Diversify distribution before you're forced to. If two-thirds of Thai takedowns run through platform cooperation, then any funnel over-reliant on a single social platform is one moderation sweep from zero. Spread across owned domains, email, push, native and search so a single takedown dents revenue instead of erasing it.

Build domain and infrastructure redundancy — the legitimate kind. This isn't about dodging law enforcement; it's basic business continuity. Redundant domains, clean and traceable payment pathways, documented affiliate terms with real oversight, and clear legal review across your stack. In the words of one industry compliance take: in this climate, being technically compliant isn't enough — you need to be verifiably above board at every level, because that's what protects you when an automated system flags your cluster.

Watch the promo language. AI models are being trained on the copy patterns of illegal operators — "quick wealth," aggressive urgency, imitation of licensed brand names. Creative that mimics those signatures raises your flag-probability even when the underlying offer is fine. Distinctive, compliant, brand-safe creative is now a risk-reduction tool, not just a CTR play.

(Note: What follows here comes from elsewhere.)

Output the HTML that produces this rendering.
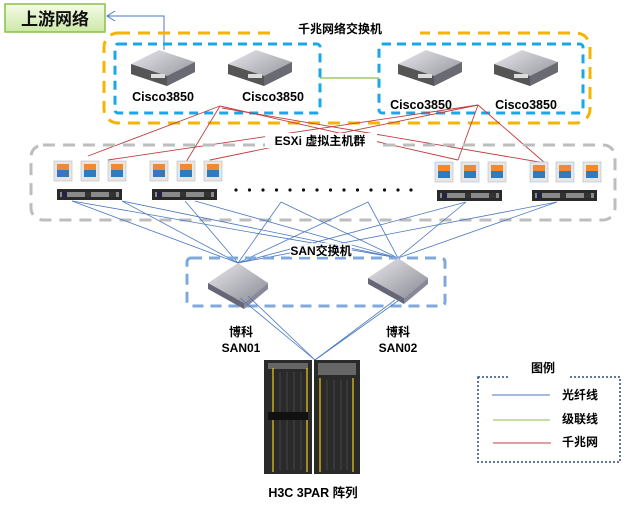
<!DOCTYPE html>
<html><head><meta charset="utf-8"><style>
body{margin:0;background:#fff}
svg{display:block;font-family:"Liberation Sans","Noto Sans CJK SC",sans-serif}
</style></head><body>
<svg width="629" height="505" viewBox="0 0 629 505" xmlns="http://www.w3.org/2000/svg">
<defs>
<linearGradient id="gg" x1="0" y1="0" x2="0" y2="1"><stop offset="0" stop-color="#f4fbe8"/><stop offset="1" stop-color="#cde8a6"/></linearGradient>
<linearGradient id="sw" x1="0" y1="0" x2="1" y2="1"><stop offset="0" stop-color="#e8e8ec"/><stop offset="1" stop-color="#8a8a94"/></linearGradient>
<g id="cisco">
<polygon points="0,14 28,0 64,12 64,22 36,36 0,24" fill="url(#sw)"/>
<polygon points="0,14 36,26 36,36 0,24" fill="#555"/>
<polygon points="36,26 64,12 64,22 36,36" fill="#6a6a72"/>
<rect x="20" y="24" width="14" height="4" fill="#ddd"/>
</g>
<g id="san">
<polygon points="0,20 30,0 60,20 36,40" fill="url(#sw)"/>
<polygon points="0,20 36,40 36,46 0,26" fill="#667"/>
<polygon points="36,40 60,20 60,26 36,46" fill="#889"/>
</g>
<g id="vm">
<rect x="0" y="0" width="18" height="20" fill="#e6e6e6" stroke="#bbb" stroke-width="0.6"/>
<rect x="3" y="3" width="12" height="6" fill="#f08a30"/>
<rect x="3" y="9" width="12" height="7" fill="#2e7bc0"/>
</g>
<g id="srv">
<rect x="0" y="0" width="65" height="11" fill="#2a2a2a"/>
<rect x="3" y="3" width="59" height="5" fill="#8a8a8a"/>
<rect x="5" y="3" width="5" height="5" fill="#224"/>
<rect x="28" y="3" width="6" height="5" fill="#333"/>
<rect x="52" y="3" width="7" height="5" fill="#333"/>
</g>
</defs>

<rect x="5" y="4" width="100" height="28" fill="url(#gg)" stroke="#8cbf4a" stroke-width="1.5"/>
<text x="55" y="25" font-size="17" font-weight="bold" text-anchor="middle" fill="#111">上游网络</text>
<polyline points="164,50 164,16 107,16" fill="none" stroke="#4a78c0" stroke-width="1"/>
<polyline points="115,11 107,16 115,21" fill="none" stroke="#4a78c0" stroke-width="1"/>

<rect x="104" y="33" width="486" height="90" rx="14" fill="none" stroke="#f5b400" stroke-width="3" stroke-dasharray="12,8"/>
<rect x="270" y="22" width="150" height="14" fill="#fff"/>
<text x="340" y="33" font-size="12" font-weight="bold" text-anchor="middle">千兆网络交换机</text>
<rect x="115" y="44" width="205" height="69" rx="3" fill="none" stroke="#1aa7e8" stroke-width="3" stroke-dasharray="9,6"/>
<rect x="379" y="44" width="204" height="69" rx="3" fill="none" stroke="#1aa7e8" stroke-width="3" stroke-dasharray="9,6"/>
<line x1="320" y1="78" x2="379" y2="78" stroke="#8cbf4a" stroke-width="1.2"/>
<use href="#cisco" x="131" y="50"/>
<use href="#cisco" x="228" y="50"/>
<use href="#cisco" x="398" y="50"/>
<use href="#cisco" x="494" y="50"/>
<g font-size="12.5" font-weight="bold" text-anchor="middle">
<text x="163" y="101">Cisco3850</text>
<text x="273" y="101">Cisco3850</text>
<text x="421" y="109">Cisco3850</text>
<text x="526" y="109">Cisco3850</text>
</g>

<g stroke="#c0403f" stroke-width="0.9" fill="none">
<line x1="220" y1="106" x2="88" y2="156"/>
<line x1="220" y1="106" x2="186" y2="162"/>
<line x1="220" y1="106" x2="458" y2="160"/>
<line x1="222" y1="108" x2="545" y2="163"/>
<line x1="478" y1="105" x2="458" y2="160"/>
<line x1="478" y1="105" x2="545" y2="163"/>
<line x1="478" y1="105" x2="108" y2="160"/>
<line x1="478" y1="105" x2="210" y2="160"/>
</g>

<rect x="31" y="145" width="584" height="75" rx="12" fill="none" stroke="#bdbdbd" stroke-width="3" stroke-dasharray="12,8"/>
<rect x="265" y="133" width="112" height="15" fill="#fff"/>
<text x="320" y="145" font-size="12" font-weight="bold" text-anchor="middle">ESXi 虚拟主机群</text>
<use href="#vm" x="54" y="161"/><use href="#vm" x="81" y="161"/><use href="#vm" x="108" y="161"/>
<use href="#vm" x="150" y="161"/><use href="#vm" x="177" y="161"/><use href="#vm" x="204" y="161"/>
<use href="#vm" x="435" y="162"/><use href="#vm" x="461" y="162"/><use href="#vm" x="488" y="162"/>
<use href="#vm" x="530" y="162"/><use href="#vm" x="556" y="162"/><use href="#vm" x="583" y="162"/>
<use href="#srv" x="57" y="189"/><use href="#srv" x="152" y="189"/>
<use href="#srv" x="437" y="190"/><use href="#srv" x="532" y="190"/>
<g fill="#111">
<circle cx="236" cy="190" r="1.6"/><circle cx="249.5" cy="190" r="1.6"/><circle cx="263" cy="190" r="1.6"/><circle cx="276.5" cy="190" r="1.6"/><circle cx="290" cy="190" r="1.6"/><circle cx="303.5" cy="190" r="1.6"/><circle cx="317" cy="190" r="1.6"/><circle cx="330.5" cy="190" r="1.6"/><circle cx="344" cy="190" r="1.6"/><circle cx="357.5" cy="190" r="1.6"/><circle cx="371" cy="190" r="1.6"/><circle cx="384.5" cy="190" r="1.6"/><circle cx="398" cy="190" r="1.6"/><circle cx="411" cy="190" r="1.6"/>
</g>

<g stroke="#4a78c0" stroke-width="0.8" fill="none">
<line x1="72" y1="201" x2="238" y2="263"/><line x1="72" y1="201" x2="398" y2="258"/>
<line x1="122" y1="201" x2="238" y2="263"/><line x1="122" y1="201" x2="398" y2="258"/>
<line x1="185" y1="201" x2="238" y2="263"/><line x1="195" y1="201" x2="398" y2="258"/>
<line x1="281" y1="202" x2="238" y2="263"/><line x1="281" y1="202" x2="398" y2="258"/>
<line x1="368" y1="202" x2="238" y2="263"/><line x1="368" y1="202" x2="398" y2="258"/>
<line x1="466" y1="202" x2="238" y2="263"/><line x1="466" y1="202" x2="398" y2="258"/>
<line x1="557" y1="202" x2="238" y2="263"/><line x1="557" y1="202" x2="398" y2="258"/>
</g>

<rect x="187" y="258" width="258" height="48" rx="4" fill="none" stroke="#7fa8dc" stroke-width="3" stroke-dasharray="11,7"/>
<rect x="290" y="243" width="62" height="14" fill="#fff" opacity="0.8"/>
<text x="321" y="255" font-size="12" font-weight="bold" text-anchor="middle">SAN交换机</text>
<use href="#san" x="208" y="263"/>
<use href="#san" x="368" y="258"/>
<g stroke="#4a78c0" stroke-width="0.8">
<line x1="240" y1="298" x2="315" y2="360"/><line x1="248" y1="296" x2="315" y2="360"/>
<line x1="395" y1="300" x2="315" y2="360"/><line x1="402" y1="298" x2="315" y2="360"/>
</g>
<g font-size="12" font-weight="bold" text-anchor="middle">
<text x="241" y="336">博科</text><text x="241" y="352">SAN01</text>
<text x="398" y="336">博科</text><text x="398" y="352">SAN02</text>
</g>

<rect x="264" y="360" width="48" height="114" fill="#2a2a2a"/>
<rect x="314" y="360" width="46" height="114" fill="#2a2a2a"/>
<rect x="268" y="363" width="40" height="6" fill="#666"/>
<rect x="318" y="363" width="38" height="12" fill="#666"/>
<g stroke="#e0c020" stroke-width="1.3">
<line x1="273" y1="368" x2="273" y2="472"/><line x1="307" y1="368" x2="307" y2="472"/>
<line x1="320" y1="378" x2="320" y2="472"/><line x1="353" y1="378" x2="353" y2="472"/>
</g>
<g stroke="#555" stroke-width="0.7">
<line x1="280" y1="372" x2="280" y2="470"/><line x1="287" y1="372" x2="287" y2="470"/><line x1="294" y1="372" x2="294" y2="470"/><line x1="301" y1="372" x2="301" y2="470"/>
<line x1="327" y1="380" x2="327" y2="470"/><line x1="334" y1="380" x2="334" y2="470"/><line x1="341" y1="380" x2="341" y2="470"/><line x1="347" y1="380" x2="347" y2="470"/>
</g>
<rect x="268" y="412" width="40" height="8" fill="#111"/>
<text x="313" y="497" font-size="12.5" font-weight="bold" text-anchor="middle">H3C 3PAR 阵列</text>

<rect x="478" y="377" width="142" height="85" fill="none" stroke="#2d4a7a" stroke-width="1.5" stroke-dasharray="2,2"/>
<rect x="510" y="370" width="60" height="12" fill="#fff"/>
<text x="543" y="372" font-size="12" font-weight="bold" text-anchor="middle">图例</text>
<line x1="492" y1="395" x2="550" y2="395" stroke="#4a78c0" stroke-width="1"/>
<line x1="493" y1="420" x2="550" y2="420" stroke="#8cbf4a" stroke-width="1"/>
<line x1="493" y1="443" x2="551" y2="443" stroke="#c0403f" stroke-width="1"/>
<g font-size="12" font-weight="bold">
<text x="562" y="399">光纤线</text>
<text x="562" y="423">级联线</text>
<text x="562" y="446">千兆网</text>
</g>
</svg>
</body></html>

Expect personal exposure to rise. Argentina's move to treat affiliates and influencers as operator "partners," and Europe's explicit targeting of intermediaries, signal the direction of travel. The era where the affiliate was too far down the chain to matter is closing. Structure your entities, contracts and disclosures as if a regulator will one day read them, because in more geos every quarter, one will.

The bottom line

Thailand blocking 12,671 URLs in a fortnight is a big number, but the number isn't the story. The story is that enforcement has industrialized — court orders plus platform cooperation plus AI plus payment-rail blocking, aimed increasingly at the whole chain rather than just the operator's homepage — and that the model is being copied from Bangkok to Brasília to Brussels.

For anyone monetizing traffic in or near regulated verticals, the takeaway is uncomfortable but clarifying: the safest edge left is compliance, resilience and diversification. The affiliates who treat blocklists, licensing checks and clean infrastructure as core operations — not afterthoughts — are the ones who'll still be standing when the next World Cup rolls around and the enforcement machine spins back up.